A genuinely poetic exploration of how divisions of the self could mirror the operation of a true artificial intelligence.
Blending psychology, mathematics and philosophy, this beautiful novel looks at the life and fate of World War 2 code-breaker Alec Pryor, a gay man who is chemically castrated and, it is hinted, commits suicide. It’s significant that he is not named Alan Turing, as that’s who he is clearly based on, because the novel explores the idea of reflections, specifically tessellated patterns of meaning – be they the interactions of variables in an equation, or the way a mirror’s image is different to the reality. Pryor is one such: a reflection of Turing who is part-fictional and part-real. Images recur like sequences of code: fairgrounds with their opposing attractions of mechanical organisation and the promise of abandon, or apples scrumped with a lover reappearing as tropes in a fairy tale. The images are the same, but everything about them is different.

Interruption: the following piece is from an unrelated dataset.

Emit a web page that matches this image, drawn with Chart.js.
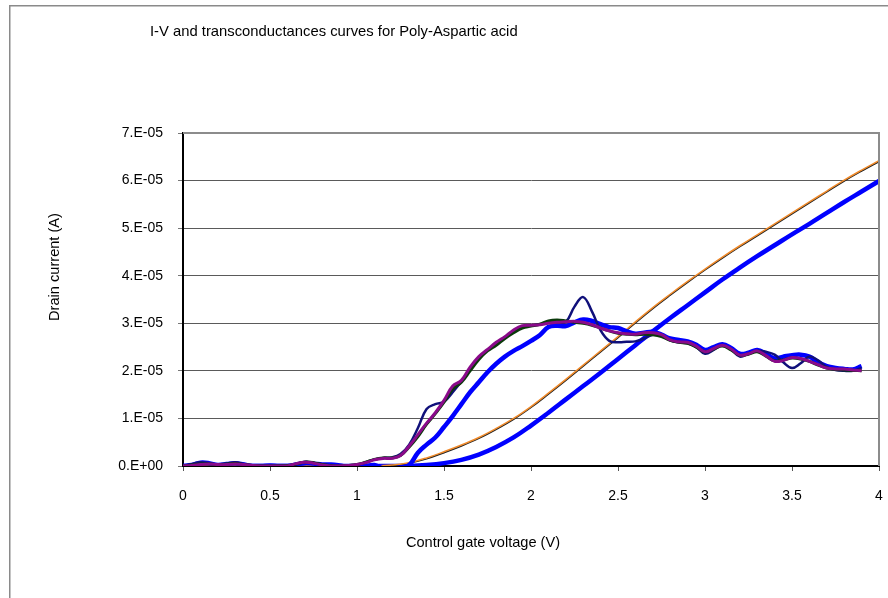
<!DOCTYPE html>
<html>
<head>
<meta charset="utf-8">
<script src="https://cdn.jsdelivr.net/npm/chart.js@4/dist/chart.umd.min.js"></script>
<style>
  html, body { margin: 0; padding: 0; background: #ffffff; }
  #wrap { position: relative; width: 888px; height: 598px; }
</style>
</head>
<body>
<div id="wrap"><canvas id="chart" width="888" height="598"></canvas></div>
<script>
// Gate voltage sweep (V): 0.1 V steps for the I-V curves, 0.05 V for the transconductances
const vIV = [0.0,0.1,0.2,0.3,0.4,0.5,0.6,0.7,0.8,0.9,
             1.0,1.1,1.2,1.3,1.4,1.5,1.6,1.7,1.8,1.9,
             2.0,2.1,2.2,2.3,2.4,2.5,2.6,2.7,2.8,2.9,
             3.0,3.1,3.2,3.3,3.4,3.5,3.6,3.7,3.8,3.9,4.0];
const vGm = [0.00,0.05,0.10,0.15,0.20,0.25,0.30,0.35,0.40,0.45,
             0.50,0.55,0.60,0.65,0.70,0.75,0.80,0.85,0.90,0.95,
             1.00,1.05,1.10,1.15,1.20,1.25,1.30,1.35,1.40,1.45,
             1.50,1.55,1.60,1.65,1.70,1.75,1.80,1.85,1.90,1.95,
             2.00,2.05,2.10,2.15,2.20,2.25,2.30,2.35,2.40,2.45,
             2.50,2.55,2.60,2.65,2.70,2.75,2.80,2.85,2.90,2.95,
             3.00,3.05,3.10,3.15,3.20,3.25,3.30,3.35,3.40,3.45,
             3.50,3.55,3.60,3.65,3.70,3.75,3.80,3.85,3.90];

// Drain current, in units of 1E-05 A
const idsOrange = [0,0,0,0,0,0,0,0,0,0,
                   0,0,0.02,0.07,0.17,0.30,0.44,0.60,0.79,1.00,
                   1.25,1.53,1.82,2.12,2.42,2.72,3.03,3.33,3.61,3.88,
                   4.14,4.39,4.63,4.86,5.09,5.32,5.55,5.78,6.01,6.22,6.42];
const idsBlack  = [0,0,0,0,0,0,0,0,0,0,
                   0,0,0.01,0.06,0.15,0.28,0.42,0.58,0.77,0.98,
                   1.23,1.51,1.80,2.10,2.40,2.70,3.01,3.31,3.59,3.86,
                   4.12,4.37,4.61,4.84,5.07,5.30,5.53,5.76,5.99,6.20,6.40];
const idsBlue   = [0,0,0,0,0,0,0,0,0,0,
                   0,0,0,0,0.02,0.06,0.13,0.24,0.40,0.60,
                   0.85,1.12,1.40,1.68,1.96,2.25,2.54,2.83,3.11,3.38,
                   3.65,3.92,4.17,4.41,4.64,4.87,5.09,5.32,5.55,5.77,5.99];

// Transconductance curves, same 1E-05 scale
const gmPurple = [0.00,0.01,0.03,0.04,0.03,0.03,0.04,0.03,0.01,0.00,
                  0.00,0.00,0.00,0.05,0.08,0.06,0.02,0.00,0.00,0.01,
                  0.03,0.07,0.13,0.16,0.16,0.22,0.42,0.66,0.90,1.12,
                  1.38,1.68,1.80,2.08,2.30,2.45,2.60,2.72,2.86,2.95,
                  2.96,2.97,3.00,3.02,3.03,3.04,3.02,2.97,2.90,2.84,
                  2.80,2.78,2.77,2.80,2.80,2.76,2.65,2.61,2.60,2.52,
                  2.40,2.47,2.54,2.46,2.33,2.36,2.42,2.32,2.20,2.22,
                  2.28,2.26,2.20,2.13,2.06,2.04,2.04,2.02,2.00];
const gmGreen  = [0.00,0.02,0.04,0.04,0.03,0.04,0.05,0.03,0.01,0.00,
                  0.00,0.00,0.01,0.04,0.08,0.07,0.03,0.01,0.00,0.01,
                  0.03,0.08,0.14,0.17,0.17,0.22,0.40,0.62,0.88,1.10,
                  1.34,1.62,1.76,2.00,2.24,2.42,2.54,2.68,2.80,2.90,
                  2.94,2.98,3.05,3.07,3.05,3.02,3.00,2.96,2.90,2.84,
                  2.79,2.77,2.76,2.77,2.76,2.72,2.64,2.60,2.58,2.50,
                  2.40,2.46,2.52,2.44,2.33,2.35,2.40,2.31,2.21,2.23,
                  2.27,2.25,2.20,2.12,2.06,2.03,2.02,2.01,2.00];
const gmNavy   = [0.00,0.04,0.08,0.06,0.02,0.05,0.08,0.04,0.01,0.00,
                  0.00,0.01,0.00,0.04,0.09,0.07,0.03,0.01,0.00,0.01,
                  0.03,0.08,0.14,0.17,0.18,0.25,0.45,0.80,1.20,1.30,
                  1.35,1.55,1.78,2.04,2.28,2.44,2.56,2.70,2.84,2.92,
                  2.95,2.98,3.01,3.02,3.03,3.35,3.55,3.25,2.85,2.63,
                  2.60,2.61,2.62,2.68,2.76,2.76,2.64,2.60,2.58,2.50,
                  2.36,2.44,2.54,2.45,2.30,2.36,2.42,2.40,2.34,2.18,
                  2.06,2.16,2.30,2.22,2.08,2.02,2.00,2.00,2.06];
const gmBlue   = [0.00,0.02,0.07,0.06,0.02,0.04,0.06,0.03,0.00,0.00,
                  0.01,0.00,0.00,0.03,0.06,0.05,0.03,0.03,0.01,-0.02,
                  -0.02,0.00,0.02,-0.05,-0.06,-0.03,0.02,0.28,0.45,0.60,
                  0.82,1.05,1.30,1.55,1.76,1.97,2.15,2.30,2.42,2.52,
                  2.63,2.75,2.92,2.95,2.94,3.02,3.08,3.05,2.98,2.92,
                  2.90,2.83,2.78,2.80,2.82,2.76,2.68,2.65,2.62,2.55,
                  2.44,2.50,2.56,2.48,2.36,2.38,2.44,2.36,2.26,2.30,
                  2.33,2.34,2.30,2.18,2.10,2.06,2.04,2.03,2.10];

// Axis tick text
const xTickLabels = ['0','0.5','1','1.5','2','2.5','3','3.5','4'];
const yTickLabels = ['0.E+00','1.E-05','2.E-05','3.E-05','4.E-05','5.E-05','6.E-05','7.E-05'];

const chartTitle = 'I-V and transconductances curves for Poly-Aspartic acid';
const xTitle = 'Control gate voltage (V)';
const yTitle = 'Drain current (A)';

const FONT = "'Liberation Sans', Arial, sans-serif";

function pts(xs, ys) {
  return ys.map((y, i) => ({ x: xs[i], y: y }));
}
function line(label, xs, ys, color, width) {
  return {
    label: label,
    data: pts(xs, ys),
    borderColor: color,
    backgroundColor: color,
    borderWidth: width,
    pointRadius: 0,
    showLine: true,
    fill: false,
    tension: 0.4
  };
}

// Frame, titles and plot-area border drawn around the chart
const decorations = {
  id: 'decorations',
  beforeDraw(chart) {
    const ctx = chart.ctx;
    ctx.save();
    ctx.fillStyle = '#ffffff';
    ctx.fillRect(0, 0, chart.width, chart.height);
    ctx.strokeStyle = '#8a8a8a';
    ctx.lineWidth = 1.5;
    ctx.beginPath();
    ctx.moveTo(9.75, chart.height);
    ctx.lineTo(9.75, 5.75);
    ctx.lineTo(chart.width, 5.75);
    ctx.stroke();
    ctx.restore();
  },
  afterDraw(chart) {
    const ctx = chart.ctx;
    const a = chart.chartArea;
    ctx.save();
    ctx.strokeStyle = '#8c8c8c';
    ctx.lineWidth = 2;
    ctx.beginPath();
    ctx.moveTo(a.left, a.top);
    ctx.lineTo(a.right, a.top);
    ctx.lineTo(a.right, a.bottom);
    ctx.stroke();

    ctx.fillStyle = '#000000';
    ctx.textBaseline = 'middle';
    ctx.textAlign = 'left';
    ctx.font = '14.8px ' + FONT;
    ctx.fillText(chartTitle, 150, 32);
    ctx.textAlign = 'center';
    ctx.font = '14.6px ' + FONT;
    ctx.fillText(xTitle, 483, 543);
    ctx.translate(55, 267);
    ctx.rotate(-Math.PI / 2);
    ctx.fillText(yTitle, 0, 0);
    ctx.restore();
  }
};

new Chart(document.getElementById('chart'), {
  type: 'scatter',
  data: {
    datasets: [
      line('gm 3', vGm, gmPurple, '#8a0a8a', 3),
      line('gm 2', vGm, gmGreen, '#0a3a0a', 3),
      line('gm 1', vGm, gmNavy, '#10107a', 2.5),
      line('gm 4', vGm, gmBlue, '#0000ff', 4.5),
      line('Id 2', vIV, idsOrange, '#f08a2a', 1.5),
      line('Id 1', vIV, idsBlack, '#202020', 1.5),
      line('Id 3', vIV, idsBlue, '#0000ff', 4.5)
    ]
  },
  options: {
    responsive: false,
    devicePixelRatio: 1,
    animation: false,
    layout: { padding: { left: 0, top: 133, right: 9, bottom: 0 } },
    plugins: {
      legend: { display: false },
      tooltip: { enabled: false },
      title: { display: false }
    },
    scales: {
      x: {
        type: 'linear',
        min: 0,
        max: 4,
        ticks: {
          stepSize: 0.5,
          color: '#000000',
          font: { family: FONT, size: 14 },
          padding: 17,
          maxRotation: 0,
          callback: (v) => xTickLabels[Math.round(v * 2)]
        },
        grid: { drawOnChartArea: false, drawTicks: true, tickLength: 5, color: '#555555' },
        border: { color: '#000000', width: 2 },
        afterFit: (s) => { s.height = 132; s.paddingLeft = 0; s.paddingRight = 0; }
      },
      y: {
        type: 'linear',
        min: 0,
        max: 7,
        ticks: {
          stepSize: 1,
          color: '#000000',
          font: { family: FONT, size: 14 },
          padding: 15,
          callback: (v) => yTickLabels[Math.round(v)]
        },
        grid: {
          color: (c) => (c.tick && c.tick.value === 7 ? '#8c8c8c' : '#5a5a5a'),
          lineWidth: 1,
          tickLength: 5,
          tickColor: '#777777'
        },
        border: { color: '#000000', width: 2 },
        afterFit: (s) => { s.width = 183; s.paddingTop = 0; s.paddingBottom = 0; }
      }
    }
  },
  plugins: [decorations]
});
</script>
</body>
</html>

As the chemicals take hold, Pryor, whose name hints at temporal realignment, experiences visits from a man in the mirror who is trying to communicate with him. This may be the future Pryor, or some digital fragment of him trying to gain an understanding of its heritage. The novel is thus a time travel as well as an AI novel, and conveys a reality-shifting sense of how intelligence is formed by disparate identities negotiating a shared understanding of what is truly going on. It has a freewheeling approach to time and space, yet delivers a satisfying twist at the end.
The novel demands and rewards close reading, both for the bracing but gently expressed big ideas, and also the glorious, evocative language. At times it’s a hard read, not just because of the complexity but also because of how angry it makes you feel. My other two favourite recent AI novels – Everything About You and I Still Dream – deal with human emotions, and the overwhelming climactic feeling is the kind of warmth that comes from both human grief and love. Murmur gives a hint of machine emotions, and what those might be like. Similarly confusing as human ones, there is a suggestion that empathy is a construct, that such an idea is no bad thing, but that without sufficient understanding it can lead to the same kind atrocity that befalls Pryor. The murmur under the surface thus often feels like a current of rage.